Right after visiting newly appointed Judicial Yuan President Hsu Tzong-li (許宗力), Minister of Justice Chiu Tai-san (邱太三) and Prosecutor-General Yen Ta-ho (顏大和) told a news conference that to promote transparency in third-instance trials, the Supreme Prosecutors’ Office would select cases in which it would recommend that the Supreme Court hear oral arguments. The question is why, when transparency is one of the most basic principles of criminal justice, problems still exist in this respect.
The Supreme Court rarely allows oral arguments in criminal cases. Article 389, Paragraph 1 of the Code of Criminal Procedure (刑事訴訟法) states that judgements in third-instance courts are in principle given without oral arguments, unless the court deems it necessary. The rationale for this is that third-instance trials are trials of law and, since Supreme Court judges are experts in applying the law, there is little need for oral arguments.
Such reasoning is highly problematic, because laws are written in natural language which is, to some degree, subjective. In addition, there is always more than one way to interpret the law, as some cases involve infinite possibilities that far exceed the limited scope of the law.
The idea that questions of law do not require argument is a myth. That is why the Supreme Court, after it abolished the secret allocation of cases to judges in 2012, announced that oral arguments would be applied in any third-instance trials of cases that involve important questions of legal principles.

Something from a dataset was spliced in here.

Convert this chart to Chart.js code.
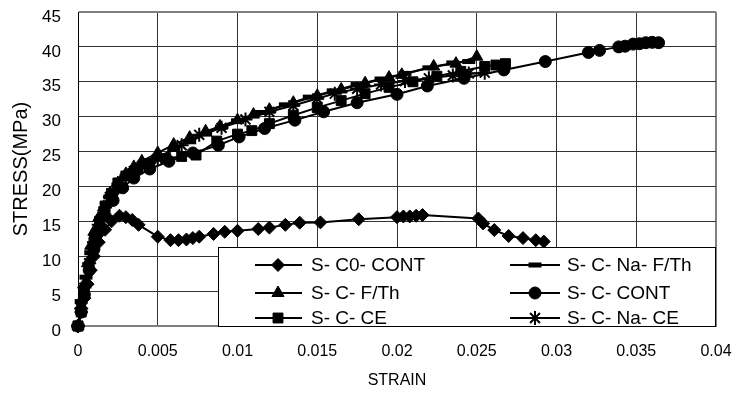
<!DOCTYPE html>
<html>
<head>
<meta charset="utf-8">
<script src="https://cdn.jsdelivr.net/npm/chart.js@4.4.1/dist/chart.umd.min.js"></script>
<style>
  html,body{margin:0;padding:0;background:#fff;}
  #wrap{width:737px;height:400px;position:relative;}
</style>
</head>
<body>
<div id="wrap"><canvas id="c" width="737" height="400"></canvas></div>
<script>
// ---- data ----
const seriesNames = ["S- C0- CONT","S- C- Na- F/Th","S- C- F/Th","S- C- CONT","S- C- CE","S- C- Na- CE"];

const c0ContStrain = [0,0.0002,0.0004,0.0006,0.0008,0.001,0.0013,0.0017,0.0021,0.0026,0.003,0.0034,0.0038,0.005,0.0058,0.0063,0.0068,0.0072,0.0076,0.0085,0.0092,0.01,0.0113,0.012,0.013,0.0139,0.0152,0.0176,0.02,0.0204,0.0208,0.0212,0.0216,0.0251,0.0254,0.0261,0.027,0.0279,0.0287,0.0292];
const c0ContStress = [0,2,4,6,8,10,12,13.8,15,15.8,15.6,15.2,14.5,12.8,12.3,12.3,12.4,12.6,12.8,13.2,13.5,13.65,13.9,14.1,14.5,14.8,14.85,15.3,15.6,15.7,15.7,15.8,15.9,15.4,14.7,13.75,12.9,12.6,12.3,12.1];

const naFThStrain = [0,0.0002,0.0005,0.0008,0.0011,0.0015,0.002,0.0025,0.003,0.0035,0.004,0.0045,0.005,0.006,0.007,0.008,0.009,0.01,0.0115,0.013,0.0145,0.016,0.0175,0.019,0.0205,0.022,0.0235,0.0245];
const naFThStress = [0,3.5,7,10.5,13,15.5,18.5,20.2,21.4,22.3,23,23.6,24.2,25.3,26.4,27.5,28.5,29.4,30.6,31.7,32.8,33.7,34.6,35.4,36.2,37,37.7,37.9];

const fThStrain = [0,0.0002,0.0004,0.0006,0.0008,0.001,0.0013,0.0016,0.002,0.0025,0.003,0.0035,0.004,0.005,0.006,0.007,0.008,0.0089,0.01,0.011,0.012,0.0135,0.015,0.0165,0.018,0.0195,0.0203,0.0223,0.0237,0.025];
const fThStress = [0,3,6,9,11.5,13.5,15.5,17,19,20.5,21.8,22.8,23.6,24.8,26,27,27.9,28.6,29.5,30.3,31,32,33,33.9,34.8,35.6,36,37.2,37.6,38.6];

const contStrain = [0,0.0002,0.0004,0.0007,0.001,0.0013,0.0017,0.0022,0.0028,0.0035,0.0045,0.0057,0.0072,0.0088,0.0101,0.0117,0.0136,0.0154,0.0175,0.02,0.0219,0.0242,0.0267,0.0293,0.032,0.0327,0.0339,0.0343,0.0348,0.0352,0.0356,0.036,0.0364];
const contStress = [0,2,4.5,8,11,13.5,15.8,18,19.8,21.2,22.5,23.6,24.8,25.9,27.1,28.3,29.5,30.7,32,33.2,34.4,35.5,36.7,37.9,39.2,39.5,40,40.1,40.4,40.45,40.6,40.65,40.6];

const ceStrain = [0,0.0002,0.0004,0.0007,0.001,0.00135,0.0017,0.0021,0.0025,0.003,0.00375,0.0045,0.0055,0.0065,0.0074,0.0087,0.01,0.0109,0.012,0.0135,0.015,0.0165,0.018,0.0195,0.021,0.0225,0.024,0.0255,0.0262,0.0268];
const ceStress = [0,2,5,8.5,12,15,17.2,19,20.5,21.5,22.5,23.3,24,24.3,24.5,26.5,27.5,28,29,30.2,31.3,32.3,33.3,34.2,35,35.8,36.5,37.2,37.4,37.6];

const naCeStrain = [0,0.0002,0.0004,0.0007,0.001,0.0013,0.0017,0.002,0.0025,0.003,0.0035,0.004,0.005,0.0065,0.0076,0.009,0.0105,0.012,0.0135,0.015,0.0161,0.0175,0.019,0.0205,0.022,0.0235,0.0245,0.0255];
const naCeStress = [0,2.5,5.5,9,12,14.5,17,18.5,20,21.3,22.2,22.9,24,25.9,27.4,28.4,29.6,30.7,31.6,32.6,33.3,34,34.6,35.1,35.5,35.9,36.2,36.3];

const xTickValues = [0,0.005,0.01,0.015,0.02,0.025,0.03,0.035,0.04];
const yTickValues = [0,5,10,15,20,25,30,35,40,45];
const xTitle = "STRAIN";
const yTitle = "STRESS(MPa)";

// ---- build chart ----
const FONT = "'Liberation Sans', Arial, sans-serif";
function pts(xs, ys){ return xs.map((x,i)=>({x:x, y:ys[i]})); }

const markerStyles = [
  {pointStyle:'rectRot', radius:6.5, borderWidth:1},
  {pointStyle:'line', radius:6.5, borderWidth:5},
  {pointStyle:'triangle', radius:7, borderWidth:1},
  {pointStyle:'circle', radius:6, borderWidth:1},
  {pointStyle:'rect', radius:7, borderWidth:1},
  {pointStyle:'star', radius:7, borderWidth:2}
];
const allX = [c0ContStrain, naFThStrain, fThStrain, contStrain, ceStrain, naCeStrain];
const allY = [c0ContStress, naFThStress, fThStress, contStress, ceStress, naCeStress];

const datasets = seriesNames.map((name,i)=>({
  label: name,
  data: pts(allX[i], allY[i]),
  showLine: true,
  borderColor: '#000',
  backgroundColor: '#000',
  borderWidth: 2,
  pointStyle: markerStyles[i].pointStyle,
  pointRadius: markerStyles[i].radius,
  pointBorderWidth: markerStyles[i].borderWidth,
  pointBackgroundColor: '#000',
  pointBorderColor: '#000',
  tension: 0,
  clip: false
}));

const legendPlugin = {
  id: 'boxLegend',
  afterDraw(chart){
    const ctx = chart.ctx;
    const box = {l:218, t:247, r:716, b:327};
    ctx.save();
    ctx.fillStyle = '#fff';
    ctx.fillRect(box.l, box.t, box.r-box.l, box.b-box.t);
    ctx.strokeStyle = '#000';
    ctx.lineWidth = 1;
    ctx.strokeRect(box.l+0.5, box.t+0.5, box.r-box.l-1, box.b-box.t-1);
    const cols = [{l0:255,l1:302,m:278,tx:311},{l0:510,l1:560,m:535,tx:567}];
    const rows = [265,293,318];
    ctx.font = "19px " + FONT;
    ctx.textBaseline = 'middle';
    ctx.textAlign = 'left';
    seriesNames.forEach((name,i)=>{
      const c = cols[i%2], y = rows[Math.floor(i/2)];
      ctx.strokeStyle = '#000';
      ctx.lineWidth = 2;
      ctx.beginPath(); ctx.moveTo(c.l0, y); ctx.lineTo(c.l1, y); ctx.stroke();
      ctx.fillStyle = '#000';
      ctx.strokeStyle = '#000';
      ctx.lineWidth = markerStyles[i].borderWidth;
      Chart.helpers.drawPoint(ctx, {pointStyle: markerStyles[i].pointStyle, radius: markerStyles[i].radius, rotation:0, borderWidth: markerStyles[i].borderWidth}, c.m, y);
      ctx.fillStyle = '#000';
      ctx.fillText(name, c.tx, y+1);
    });
    ctx.restore();
  }
};

new Chart(document.getElementById('c'), {
  type: 'scatter',
  data: { datasets },
  options: {
    responsive: false,
    animation: false,
    devicePixelRatio: 1,
    layout: { padding: { top: 12, right: 21, left: 0, bottom: 0 } },
    plugins: { legend: { display: false }, tooltip: { enabled: false } },
    scales: {
      x: {
        type: 'linear', min: 0, max: 0.04,
        afterBuildTicks: s => { s.ticks = xTickValues.map(v=>({value:v})); },
        afterFit: s => { s.height = 74; s.paddingLeft = 0; s.paddingRight = 0; s.paddingTop = 0; s.paddingBottom = 0; },
        grid: { color: c => (c.tick && c.tick.value === 0.04) ? '#808080' : '#333', lineWidth: c => (c.tick && c.tick.value === 0.04) ? 2 : 1, drawTicks: false },
        border: { color: '#808080', width: 2 },
        ticks: { color: '#000', font: { family: FONT, size: 16 }, padding: 16, maxRotation: 0, autoSkip: false,
                 callback: v => String(Number(v.toFixed(3))) },
        title: { display: true, text: xTitle, color: '#000', font: { family: FONT, size: 16 }, padding: { top: 0, bottom: 10 } }
      },
      y: {
        type: 'linear', min: 0, max: 45,
        afterBuildTicks: s => { s.ticks = yTickValues.map(v=>({value:v})); },
        afterFit: s => { s.width = 78; s.paddingLeft = 0; s.paddingRight = 0; s.paddingTop = 0; s.paddingBottom = 0; },
        grid: { color: c => (c.tick && c.tick.value === 45) ? '#808080' : '#333', lineWidth: c => (c.tick && c.tick.value === 45) ? 2 : 1, drawTicks: false },
        border: { color: '#000', width: 1 },
        ticks: { color: '#000', font: { family: FONT, size: 17 }, padding: 17, labelOffset: 5, autoSkip: false },
        title: { display: true, text: yTitle, color: '#000', font: { family: FONT, size: 20 }, padding: { top: 9, bottom: 0 } }
      }
    }
  },
  plugins: [legendPlugin]
});
</script>
</body>
</html>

This raises the issue of which cases involve important questions. At present, the Supreme Court allows oral arguments in cases involving the death penalty; as to other cases, it is up to judges to decide, and this can lead to arbitrariness. That is why the Supreme Prosecutors’ Office wants to establish a legal opinion research unit to select cases for third-instance trials and call for oral arguments to be heard.
Of all the ongoing cases at the Supreme Court, the one involving former Executive Yuan secretary-general Lin Yi-shih (林益世) has received the most attention due to its controversial nature. During the first trial, the court adopted the law’s narrow definition of corruption — that is, providing services directly related to one’s legally defined capacity as a public servant in exchange for personal gain — on which basis it did not find Lin guilty of violating the Anti-Corruption Act (貪污治罪條例).
However, in the second trial, the court adopted a different definition of corruption, extending it to include situations where public servants gain from providing a service by using their influence — a definition established in 2010 by the Supreme Court when it dealt with the corruption case against former president Chen Shui-bian (陳水扁).
As a result, the two judgements were very different, with the second one meting out a more severe punishment. The wide disparity between the two verdicts shows that the Lin case involves important questions of legal principles. The Supreme Court needs to hear oral arguments to clarify this issue and set down a unified legal interpretation to prevent different judges from meting out drastically different rulings in similar cases.
It is also important that the Supreme Court, after hearing the oral arguments, should reach its own verdict rather than handing the case back to a lower court. Otherwise, what would be the point of hearing an oral argument?
The legislature should also amend Article 389, Paragraph 1 of the Code of Criminal Procedure to make oral arguments the rule rather than the exception in third-instance trials.
Wu Ching-chin is an associate professor and chair of Aletheia University’s Department of Law.